Abbas Ibrahim, said to be facing sanctions for ties to Hezbollah terror group, makes comments after Washington trip where he is thought to have discussed case with officials

Marc and Debra Tice, the parents of Austin Tice, who is missing in Syria for nearly six years, speak during a press conference, at the Press Club, in Beirut, Lebanon, Dec. 4, 2018 (AP Photo/Bilal Hussein)
Marc and Debra Tice, the parents of Austin Tice, who is missing in Syria for nearly six years, speak during a press conference, at the Press Club, in Beirut, Lebanon, Dec. 4, 2018 (AP Photo/Bilal Hussein)

BEIRUT — A top Lebanese security official said Saturday that after returning from Washington recently he visited Syria for two days where he spoke with officials about American journalist Austin Tice, who has been missing in the war-torn country since 2012.

Maj. Gen. Abbas Ibrahim did not give many details in an interview with the local Al-Jadeed television channel. His comments came two weeks after his return from Washington, where is believed to have discussed Tice’s case with US officials.

Tice, of Houston, Texas, disappeared at a checkpoint in the contested western Damascus suburb of Daraya on August 14, 2012. A video released a month later showed him blindfolded and held by armed men. He has not been heard from since.

Tice is a former Marine who has reported for The Washington Post, McClatchy Newspapers, CBS and other outlets, and disappeared shortly after his 31st birthday.

Maj. Gen. Abbas Ibrahim, chief of Lebanese General Security Directorate, arrives at the presidential palace for a welcoming ceremony for Nizar Zakka, in Baabda, east of Beirut, June 11, 2019 (AP Photo/Hussein Malla)

“After my visit to Washington, I went to Syria for two days and discussions over this matter are continuing and will continue,” Ibrahim said, referring to Tice’s disappearance.

Ibrahim’s comments came as the Lebanese daily Al-Akhbar reported Saturday that the US Congress could impose sanctions on him, under a new bill being considered.
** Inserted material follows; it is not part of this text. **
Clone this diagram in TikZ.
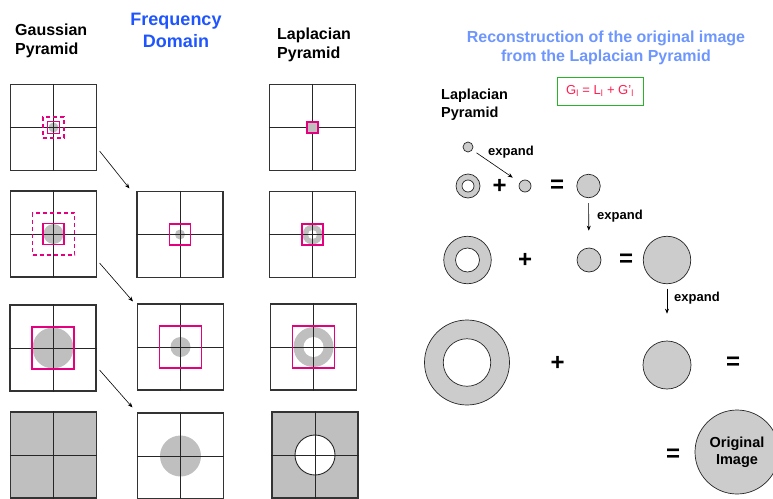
\documentclass[tikz,border=0pt]{standalone}
\usepackage{fontspec}
\setmainfont{Liberation Sans}
\usetikzlibrary{arrows.meta}
\definecolor{winpink}{RGB}{228,0,127}
\definecolor{freqblue}{RGB}{30,85,255}
\definecolor{recblue}{RGB}{110,150,255}
\definecolor{eqred}{RGB}{255,30,80}
\definecolor{boxgreen}{RGB}{40,180,40}
\tikzset{
  cell/.style ={draw=black!80, line width=1.1pt, minimum size=86pt, inner sep=0pt},
  blob/.style ={circle, fill=black!25, inner sep=0pt},
  gap/.style  ={circle, fill=white, inner sep=0pt},
  win/.style  ={draw=winpink, line width=1.1pt, inner sep=0pt},
  winx/.style ={win, dash pattern=on 4pt off 3pt},
  xline/.style={draw=black!85, line width=0.9pt},
  head/.style ={font=\fontsize{16}{19}\selectfont\bfseries, align=left,
                inner sep=0pt, anchor=north west},
  disc/.style ={circle, draw=black!85, fill=black!20, inner sep=0pt, line width=0.7pt},
  hole/.style ={circle, draw=black!85, fill=white, inner sep=0pt, line width=0.7pt},
  sym/.style  ={font=\fontsize{24}{24}\selectfont\bfseries, inner sep=0pt},
  lbl/.style  ={font=\fontsize{13}{15}\selectfont\bfseries, anchor=west, inner sep=0pt},
  fl/.style   ={-{Stealth[length=5pt,width=4pt]}, line width=0.6pt},
}

\begin{document}
\begin{tikzpicture}[x=1pt, y=-1pt]
  \useasboundingbox (0,0) rectangle (773,498);

  % column headings
  \node[head] (gh) at (15,24) {Gaussian\\Pyramid};
  \node[head, anchor=north, align=center, text=freqblue,
        font=\fontsize{18}{22}\selectfont\bfseries] (fh) at (176,13) {Frequency\\Domain};
  \node[head] (lh) at (277,28) {Laplacian\\Pyramid};

  % pyramid cells
  \node[cell] (g1) at (53.5,127.5) {};
  \node[cell] (g2) at (53.5,234) {};
  \node[cell] (g3) at (53,348) {};
  \node[cell, fill=black!25] (g4) at (53.5,455) {};
  \node[cell] (f2) at (180,234.5) {};
  \node[cell] (f3) at (180.5,347) {};
  \node[cell] (f4) at (180.5,456) {};
  \node[cell] (l1) at (312.5,127.5) {};
  \node[cell] (l2) at (312.5,234.5) {};
  \node[cell] (l3) at (313.5,347) {};
  \node[cell, fill=black!25] (l4) at (315,455) {};

  % spectra
  \node[blob, minimum size=10pt] (gb1) at (g1) {};
  \node[blob, minimum size=20pt] (gb2) at (g2) {};
  \node[blob, minimum size=41pt] (gb3) at (g3) {};
  \node[blob, minimum size=10pt] (fb2) at (f2) {};
  \node[blob, minimum size=20pt] (fb3) at (f3) {};
  \node[blob, minimum size=41pt] (fb4) at (f4) {};
  \node[blob, minimum size=20pt] (lb2) at (l2) {};
  \node[gap,  minimum size=9pt]  (lg2) at (l2) {};
  \node[blob, minimum size=40pt] (lb3) at (l3) {};
  \node[gap,  minimum size=20pt] (lg3) at (l3) {};
  \node[hole, minimum size=40pt, line width=0.9pt] (lg4) at (l4) {};

  \foreach \c in {g1,g2,g3,g4,f2,f3,f4,l1,l2,l3,l4}
    \draw[xline] (\c.north) -- (\c.south) (\c.west) -- (\c.east);

  % pass bands
  \node[win, minimum size=12pt] (gw1) at (g1) {};
  \node[winx, minimum size=21pt] (gx1) at (g1) {};
  \node[win, minimum size=21pt] (gw2) at (g2) {};
  \node[winx, minimum size=42pt] (gx2) at (g2) {};
  \node[win, minimum size=42pt] (gw3) at (g3) {};
  \node[win, minimum size=21pt] (fw2) at (f2) {};
  \node[win, minimum size=42pt] (fw3) at (f3) {};
  \node[win, fill=black!25, minimum size=11pt] (lw1) at (l1) {};
  \node[win, minimum size=21pt] (lw2) at (l2) {};
  \node[win, minimum size=42pt] (lw3) at (l3) {};

  \draw[fl] ([shift={(2.5,23.5)}]g1.east) -- ([shift={(-7,-2.5)}]f2.north west);
  \draw[fl] ([shift={(2.5,29)}]g2.east) -- ([shift={(-4,-2)}]f3.north west);
  \draw[fl] ([shift={(3,22)}]g3.east) -- ([shift={(-4.5,-5)}]f4.north west);

  % reconstruction
  \node[head, anchor=north, align=center, text=recblue] (rt) at (606,31)
        {Reconstruction of the original image\\from the Laplacian Pyramid};
  \node[head, font=\fontsize{14.5}{18}\selectfont\bfseries] (rl) at (441,89)
        {Laplacian\\Pyramid};
  \node[draw=boxgreen, line width=0.9pt, minimum width=86pt, minimum height=28pt,
        text=eqred, font=\fontsize{13}{14}\selectfont] (gl) at (600,91)
        {G\textsubscript{l} = L\textsubscript{l} + G'\textsubscript{l}};

  \node[disc, minimum size=10pt] (s0) at (468,147) {};
  \node[disc, minimum size=24pt] (r1) at (468,186) {};
  \node[hole, minimum size=12pt] (r1i) at (r1) {};
  \node[sym] (p1) at (499.5,186) {+};
  \node[disc, minimum size=12pt] (s1) at (525,186) {};
  \node[sym] (e1) at (557,186) {=};
  \node[disc, minimum size=23.5pt] (c1) at (588.5,186) {};
  \draw[fl, shorten <=5pt, shorten >=8.5pt] (s0) -- (s1);
  \node[lbl] (x1) at (488,152) {expand};

  \node[disc, minimum size=47.5pt] (r2) at (467.5,260) {};
  \node[hole, minimum size=24pt] (r2i) at (r2) {};
  \node[sym] (p2) at (525,260) {+};
  \node[disc, minimum size=24pt] (s2) at (589,260) {};
  \node[sym] (e2) at (626,260) {=};
  \node[disc, minimum size=47.5pt] (b2) at (667,260) {};
  \draw[fl, shorten <=5pt, shorten >=17pt] (c1) -- (s2);
  \node[lbl] (x2) at (597,216) {expand};

  \node[disc, minimum size=85pt] (r3) at (467,362.5) {};
  \node[hole, minimum size=47.5pt] (r3i) at (r3) {};
  \node[sym] (p3) at (557.5,363) {+};
  \node[disc, minimum size=48pt] (c3) at (667,365) {};
  \node[sym] (e3) at (733,363) {=};
  \draw[fl, shorten <=4.5pt, shorten >=27pt] (b2) -- (c3);
  \node[lbl] (x3) at (674,298) {expand};

  \node[sym] (e4) at (673,455) {=};
  \node[disc, minimum size=84pt, align=center,
        font=\fontsize{14.5}{17}\selectfont\bfseries] (orig) at (737,452) {Original\\Image};
\end{tikzpicture}
\end{document}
Ibrahim in recent years has helped to facilitate the release of a US citizen held in Syria, and a Lebanese-American who was held in Iran.

The US has imposed sanctions in recent months on Lebanese politicians including allies of the militant Hezbollah group. Washington has listed Hezbollah as a terrorist organization since 1997 and sees the group as a proxy for its archenemy Iran in the region.

Ibrahim said that US sanctions wouldn’t stop him from working on Tice’s case.

“I have promised Austin Tice’s mother whom I met in Washington and speak with her by telephone on a daily basis that neither sanctions nor anything else will affect work over the case of her son,” he added.

Kristian Lee Baxter (C), a Canadian formerly held captive by the Syrian government, pats the shoulder of the Lebanese Head of General Security Major-General Abbas Ibrahim (L), during a press conference with Canada’s ambassador to Lebanon Emanuelle Lamoureux (R), following Baxter’s release after an eight-month captivity, in the Lebanese capital Beirut on August 9, 2019. (Photo by MOHAMMAD AL-SAHILI / AFP)

In late October, Trump administration officials said that Kash Patel, a deputy assistant to US President Donald Trump, made an unusual, secret visit to Syria for high-level talks aimed at securing the release of Tice and US citizen Majd Kamalmaz, a 62-year-old clinical psychologist from Virginia, who disappeared in 2017 and is believed to be held in a Syrian government prison.

The Syrian government has not publicly acknowledged knowing anything about his whereabouts.

US envoy to Syria James Jeffrey, who resigned from his post earlier this month, said that Tice is believed to be alive and held hostage in Syria. He didn’t say why officials believe this or who might be holding him.